Despite the unrelenting bleakness of the character’s personal predicaments, Dean offers up much dark-edged humour to lighten the load. Her descriptions, her dialogue are pitch-perfect. The scenes in the prison are particularly good (particularly the banter between guards) and feel so authentic you can practically smell the stench of urine and excrement rising off the page. I especially liked this passage, in which John, working the night shift, patrols the prison:

After he closed the second grille once more, the voices started pitter-patter here and there, now in English, now in Irish. There was something ghostly about it; it was like listening to the voices of men who’d died together, trapped in the hull of a boat or in a building on fire, hundreds of years ago. He couldn’t hear what was being said, just heard the shimmering sibilance of their voices. Even though he was warmly dressed, it was too cold to nod off. It was no wonder they talked into the night, the low voice next door comforting like a coal fire.

Dean is also very good at encapsulating the senselessness of the conflict. Here’s how John describes his love of Northern Ireland to an Englishman who asks him about it:

It is a different country, that’s the first thing you have to get straight. To be honest with you, I’ve got a lot of time for the Catholics. The decent ones. Not the IRA. Although you see their discipline when you work in the prison. Anyway, I like it here, I like that it’s a hard place. England’s not for me, it’s all white bread and keeping the lawn trimmed. I like the people here, for the most part. Some of them are bastards — but you get that everywhere.

Girlfriend Angie is not quite as tolerant:

There’s a lot of fear amongst the Loyalist people that the Catholics will overrun the place. They have six or seven kids, whereas we have the one or two. They don’t want to be British but they’re not above taking the welfare. They’re good at giving to their own, I’ll grant them that, better than we are, everyone round here is for himself. But we don’t want to live their way, and why should we? People don’t want nuns and priests running their lives, teaching their children. Just because a person wants a united Ireland doesn’t make him more Irish than me. You see the difference is we’re happy with our lot. We’ve got our own ways here in Ulster. What we have here, and it’s not very much, we’ve worked for, so we have. Why should we give it away? Let them go down south if that’s what they’re after.

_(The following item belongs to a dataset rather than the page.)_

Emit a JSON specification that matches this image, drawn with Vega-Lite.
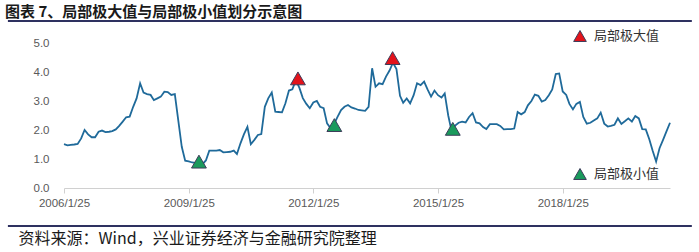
{
  "$schema": "https://vega.github.io/schema/vega-lite/v6.json",
  "width": 606,
  "height": 145,
  "autosize": {"type": "none"},
  "padding": {"left": 64, "top": 43, "right": 29, "bottom": 64},
  "background": "white",
  "title": {
    "text": "图表 7、局部极大值与局部极小值划分示意图",
    "font": "Noto Sans CJK SC",
    "fontSize": 15,
    "fontWeight": "bold",
    "color": "#1a1a1a",
    "anchor": "start",
    "frame": "group",
    "baseline": "middle",
    "dx": -59,
    "dy": 19,
    "offset": 12
  },
  "datasets": {
    "series": [
      {"d": "2006/01/25", "v": 1.51}, {"d": "2006/02/25", "v": 1.47}, {"d": "2006/03/25", "v": 1.49}, {"d": "2006/04/25", "v": 1.50},
      {"d": "2006/05/25", "v": 1.52}, {"d": "2006/06/25", "v": 1.71}, {"d": "2006/07/25", "v": 2.00}, {"d": "2006/08/25", "v": 1.85},
      {"d": "2006/09/25", "v": 1.75}, {"d": "2006/10/25", "v": 1.75}, {"d": "2006/11/25", "v": 1.94}, {"d": "2006/12/25", "v": 1.98},
      {"d": "2007/01/25", "v": 1.93}, {"d": "2007/02/25", "v": 1.94}, {"d": "2007/03/25", "v": 1.96}, {"d": "2007/04/25", "v": 2.02},
      {"d": "2007/05/25", "v": 2.14}, {"d": "2007/06/25", "v": 2.29}, {"d": "2007/07/25", "v": 2.44}, {"d": "2007/08/25", "v": 2.46},
      {"d": "2007/09/25", "v": 2.80}, {"d": "2007/10/25", "v": 3.09}, {"d": "2007/11/25", "v": 3.61}, {"d": "2007/12/25", "v": 3.29},
      {"d": "2008/01/25", "v": 3.24}, {"d": "2008/02/25", "v": 3.21}, {"d": "2008/03/25", "v": 3.03}, {"d": "2008/04/25", "v": 3.09},
      {"d": "2008/05/25", "v": 3.15}, {"d": "2008/06/25", "v": 3.32}, {"d": "2008/07/25", "v": 3.31}, {"d": "2008/08/25", "v": 3.21},
      {"d": "2008/09/25", "v": 3.24}, {"d": "2008/10/25", "v": 2.34}, {"d": "2008/11/25", "v": 1.42}, {"d": "2008/12/25", "v": 0.94},
      {"d": "2009/01/25", "v": 0.92}, {"d": "2009/02/25", "v": 0.88}, {"d": "2009/03/25", "v": 0.87}, {"d": "2009/04/25", "v": 0.84},
      {"d": "2009/05/25", "v": 0.82}, {"d": "2009/06/25", "v": 0.95}, {"d": "2009/07/25", "v": 1.29}, {"d": "2009/08/25", "v": 1.29},
      {"d": "2009/09/25", "v": 1.29}, {"d": "2009/10/25", "v": 1.31}, {"d": "2009/11/25", "v": 1.23}, {"d": "2009/12/25", "v": 1.24},
      {"d": "2010/01/25", "v": 1.25}, {"d": "2010/02/25", "v": 1.29}, {"d": "2010/03/25", "v": 1.17}, {"d": "2010/04/25", "v": 1.54},
      {"d": "2010/05/25", "v": 1.85}, {"d": "2010/06/25", "v": 2.11}, {"d": "2010/07/25", "v": 1.51}, {"d": "2010/08/25", "v": 1.66},
      {"d": "2010/09/25", "v": 1.83}, {"d": "2010/10/25", "v": 1.86}, {"d": "2010/11/25", "v": 2.80}, {"d": "2010/12/25", "v": 3.09},
      {"d": "2011/01/25", "v": 3.29}, {"d": "2011/02/25", "v": 2.63}, {"d": "2011/03/25", "v": 2.62}, {"d": "2011/04/25", "v": 2.61},
      {"d": "2011/05/25", "v": 2.92}, {"d": "2011/06/25", "v": 3.36}, {"d": "2011/07/25", "v": 3.40}, {"d": "2011/08/25", "v": 3.72},
      {"d": "2011/09/25", "v": 3.45}, {"d": "2011/10/25", "v": 3.10}, {"d": "2011/11/25", "v": 2.90}, {"d": "2011/12/25", "v": 2.75},
      {"d": "2012/01/25", "v": 2.95}, {"d": "2012/02/25", "v": 3.00}, {"d": "2012/03/25", "v": 2.80}, {"d": "2012/04/25", "v": 2.75},
      {"d": "2012/05/25", "v": 2.23}, {"d": "2012/06/25", "v": 2.06}, {"d": "2012/07/25", "v": 2.20}, {"d": "2012/08/25", "v": 2.45},
      {"d": "2012/09/25", "v": 2.69}, {"d": "2012/10/25", "v": 2.80}, {"d": "2012/11/25", "v": 2.86}, {"d": "2012/12/25", "v": 2.78},
      {"d": "2013/01/25", "v": 2.74}, {"d": "2013/02/25", "v": 2.69}, {"d": "2013/03/25", "v": 2.68}, {"d": "2013/04/25", "v": 2.66},
      {"d": "2013/05/25", "v": 2.80}, {"d": "2013/06/25", "v": 4.13}, {"d": "2013/07/25", "v": 3.49}, {"d": "2013/08/25", "v": 3.61},
      {"d": "2013/09/25", "v": 3.58}, {"d": "2013/10/25", "v": 3.84}, {"d": "2013/11/25", "v": 4.05}, {"d": "2013/12/25", "v": 4.32},
      {"d": "2014/01/25", "v": 4.10}, {"d": "2014/02/25", "v": 3.18}, {"d": "2014/03/25", "v": 2.94}, {"d": "2014/04/25", "v": 3.09},
      {"d": "2014/05/25", "v": 2.92}, {"d": "2014/06/25", "v": 3.20}, {"d": "2014/07/25", "v": 3.61}, {"d": "2014/08/25", "v": 3.55},
      {"d": "2014/09/25", "v": 3.67}, {"d": "2014/10/25", "v": 3.40}, {"d": "2014/11/25", "v": 3.15}, {"d": "2014/12/25", "v": 3.36},
      {"d": "2015/01/25", "v": 3.20}, {"d": "2015/02/25", "v": 3.12}, {"d": "2015/03/25", "v": 3.26}, {"d": "2015/04/25", "v": 2.50},
      {"d": "2015/05/25", "v": 1.95}, {"d": "2015/06/25", "v": 2.15}, {"d": "2015/07/25", "v": 2.25}, {"d": "2015/08/25", "v": 2.29},
      {"d": "2015/09/25", "v": 2.26}, {"d": "2015/10/25", "v": 2.45}, {"d": "2015/11/25", "v": 2.58}, {"d": "2015/12/25", "v": 2.26},
      {"d": "2016/01/25", "v": 2.23}, {"d": "2016/02/25", "v": 2.10}, {"d": "2016/03/25", "v": 2.03}, {"d": "2016/04/25", "v": 2.20},
      {"d": "2016/05/25", "v": 2.20}, {"d": "2016/06/25", "v": 2.20}, {"d": "2016/07/25", "v": 2.14}, {"d": "2016/08/25", "v": 2.02},
      {"d": "2016/09/25", "v": 2.03}, {"d": "2016/10/25", "v": 2.03}, {"d": "2016/11/25", "v": 2.05}, {"d": "2016/12/25", "v": 2.62},
      {"d": "2017/01/25", "v": 2.54}, {"d": "2017/02/25", "v": 2.62}, {"d": "2017/03/25", "v": 2.85}, {"d": "2017/04/25", "v": 3.00},
      {"d": "2017/05/25", "v": 3.22}, {"d": "2017/06/25", "v": 3.18}, {"d": "2017/07/25", "v": 2.98}, {"d": "2017/08/25", "v": 3.03},
      {"d": "2017/09/25", "v": 3.20}, {"d": "2017/10/25", "v": 3.40}, {"d": "2017/11/25", "v": 3.93}, {"d": "2017/12/25", "v": 3.95},
      {"d": "2018/01/25", "v": 3.33}, {"d": "2018/02/25", "v": 3.21}, {"d": "2018/03/25", "v": 2.90}, {"d": "2018/04/25", "v": 2.71},
      {"d": "2018/05/25", "v": 2.90}, {"d": "2018/06/25", "v": 2.97}, {"d": "2018/07/25", "v": 2.45}, {"d": "2018/08/25", "v": 2.22},
      {"d": "2018/09/25", "v": 2.25}, {"d": "2018/10/25", "v": 2.33}, {"d": "2018/11/25", "v": 2.40}, {"d": "2018/12/25", "v": 2.60},
      {"d": "2019/01/25", "v": 2.22}, {"d": "2019/02/25", "v": 2.12}, {"d": "2019/03/25", "v": 2.14}, {"d": "2019/04/25", "v": 2.18},
      {"d": "2019/05/25", "v": 2.40}, {"d": "2019/06/25", "v": 2.21}, {"d": "2019/07/25", "v": 2.30}, {"d": "2019/08/25", "v": 2.40},
      {"d": "2019/09/25", "v": 2.29}, {"d": "2019/10/25", "v": 2.48}, {"d": "2019/11/25", "v": 2.40}, {"d": "2019/12/25", "v": 2.03},
      {"d": "2020/01/25", "v": 2.02}, {"d": "2020/02/25", "v": 1.68}, {"d": "2020/03/25", "v": 1.29}, {"d": "2020/04/25", "v": 0.91},
      {"d": "2020/05/25", "v": 1.37}, {"d": "2020/06/25", "v": 1.66}, {"d": "2020/07/25", "v": 1.95}, {"d": "2020/08/25", "v": 2.25}
    ],
    "extrema": [
      {"d": "2011/09/12", "v": 3.78, "kind": "局部极大值"},
      {"d": "2013/12/22", "v": 4.48, "kind": "局部极大值"},
      {"d": "2009/04/25", "v": 0.91, "kind": "局部极小值"},
      {"d": "2012/07/28", "v": 2.17, "kind": "局部极小值"},
      {"d": "2015/06/04", "v": 2.04, "kind": "局部极小值"}
    ]
  },
  "layer": [
    {
      "data": {"name": "series"},
      "mark": {"type": "line", "color": "#1F6A9A", "strokeWidth": 1.8},
      "encoding": {
        "x": {
          "field": "d",
          "type": "temporal",
          "scale": {"domain": [{"year": 2006, "month": 1, "date": 25}, {"year": 2020, "month": 8, "date": 25}]},
          "axis": {
            "values": [
              {"year": 2006, "month": 1, "date": 25},
              {"year": 2009, "month": 1, "date": 25},
              {"year": 2012, "month": 1, "date": 25},
              {"year": 2015, "month": 1, "date": 25},
              {"year": 2018, "month": 1, "date": 25}
            ],
            "format": "%Y/%-m/%-d",
            "title": "资料来源：Wind，兴业证券经济与金融研究院整理"
          }
        },
        "y": {
          "field": "v",
          "type": "quantitative",
          "scale": {"domain": [0, 5], "nice": false},
          "axis": {"values": [0, 1, 2, 3, 4, 5], "tickCount": 6, "format": ".1f", "title": null}
        }
      }
    },
    {
      "data": {"values": [{}]},
      "mark": {"type": "rule", "color": "#2E3160", "strokeWidth": 2},
      "encoding": {
        "x": {"datum": {"year": 2004, "month": 9, "date": 19}, "type": "temporal"},
        "x2": {"datum": {"year": 2021, "month": 3, "date": 5}},
        "y": {"datum": 5.76, "type": "quantitative", "axis": {"values": [0, 1, 2, 3, 4, 5], "tickCount": 6, "format": ".1f", "title": null}}
      }
    },
    {
      "data": {"values": [{}]},
      "mark": {"type": "rule", "color": "#2E3160", "strokeWidth": 2},
      "encoding": {
        "x": {"datum": {"year": 2004, "month": 9, "date": 19}, "type": "temporal"},
        "x2": {"datum": {"year": 2021, "month": 3, "date": 5}},
        "y": {"datum": -1.31, "type": "quantitative", "axis": {"values": [0, 1, 2, 3, 4, 5], "tickCount": 6, "format": ".1f", "title": null}}
      }
    },
    {
      "data": {"name": "extrema"},
      "mark": {"type": "point", "shape": "triangle-up", "filled": true, "size": 220, "strokeWidth": 1, "opacity": 1},
      "encoding": {
        "x": {"field": "d", "type": "temporal"},
        "y": {
          "field": "v",
          "type": "quantitative",
          "axis": {"values": [0, 1, 2, 3, 4, 5], "tickCount": 6, "format": ".1f", "title": null}
        },
        "color": {
          "field": "kind",
          "type": "nominal",
          "scale": {"domain": ["局部极大值", "局部极小值"], "range": ["#E3131B", "#1A9A5C"]},
          "legend": {
            "orient": "none",
            "legendX": 509,
            "legendY": -14,
            "direction": "vertical",
            "title": null,
            "symbolType": "triangle-up",
            "symbolSize": 160,
            "symbolStrokeColor": "#3c3c5a",
            "symbolStrokeWidth": 1,
            "symbolOpacity": 1,
            "labelFont": "Noto Sans CJK SC",
            "labelFontSize": 13,
            "labelColor": "#333333",
            "labelOffset": 7,
            "rowPadding": 122
          }
        },
        "stroke": {"value": "#3c3c5a"}
      }
    }
  ],
  "config": {
    "view": {"stroke": null},
    "axisX": {
      "grid": false,
      "domainColor": "#d0d0d0",
      "tickColor": "#d0d0d0",
      "tickSize": 5,
      "labelPadding": 4,
      "labelFont": "Liberation Sans",
      "labelFontSize": 11.5,
      "labelColor": "#595959",
      "labelFlush": false,
      "labelOverlap": false,
      "titleFont": "Noto Sans CJK SC",
      "titleFontSize": 16,
      "titleFontWeight": "normal",
      "titleColor": "#1a1a1a",
      "titleAnchor": "start",
      "titleAlign": "left",
      "titleBaseline": "middle",
      "titleX": -46,
      "titleY": 50
    },
    "axisY": {
      "domain": false,
      "ticks": false,
      "grid": false,
      "labelOverlap": false,
      "labelBound": false,
      "labelFlush": false,
      "labelPadding": 15,
      "labelFont": "Liberation Sans",
      "labelFontSize": 11.5,
      "labelColor": "#595959"
    }
  }
}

What I admire most about this book is Dean’s clear-eyed ability to reveal the human angle of The Troubles rather than concentrate on the politics of the situation. She never glorifies the violence or takes sides. Perhaps her own background — she is English, middle-class and lives in France — has helped her look at events with an outsider’s cool objectivity.

It makes for a hugely absorbing and intelligent read, one that lingers in the mind and forces you to think about all sides of the debate. It’s dark, disturbing and absolutely heart-breaking in places. Admittedly, I found it a bit of a slow burner but eventually the atmosphere of this book enveloped me to the point that I thought about it whenever I put it down and couldn’t wait to pick it back up again.

Louise Dean’s first novel, Becoming Strangers, won the Betty Task Prize in 2004 and was longlisted for the Booker Prize in the same year. This Human Season, while critically acclaimed, doesn’t seem to have garnered any awards, which is a shame, because this is a truly brilliant novel, intelligently told and one that shows a very human side to a war that raged for 30 years.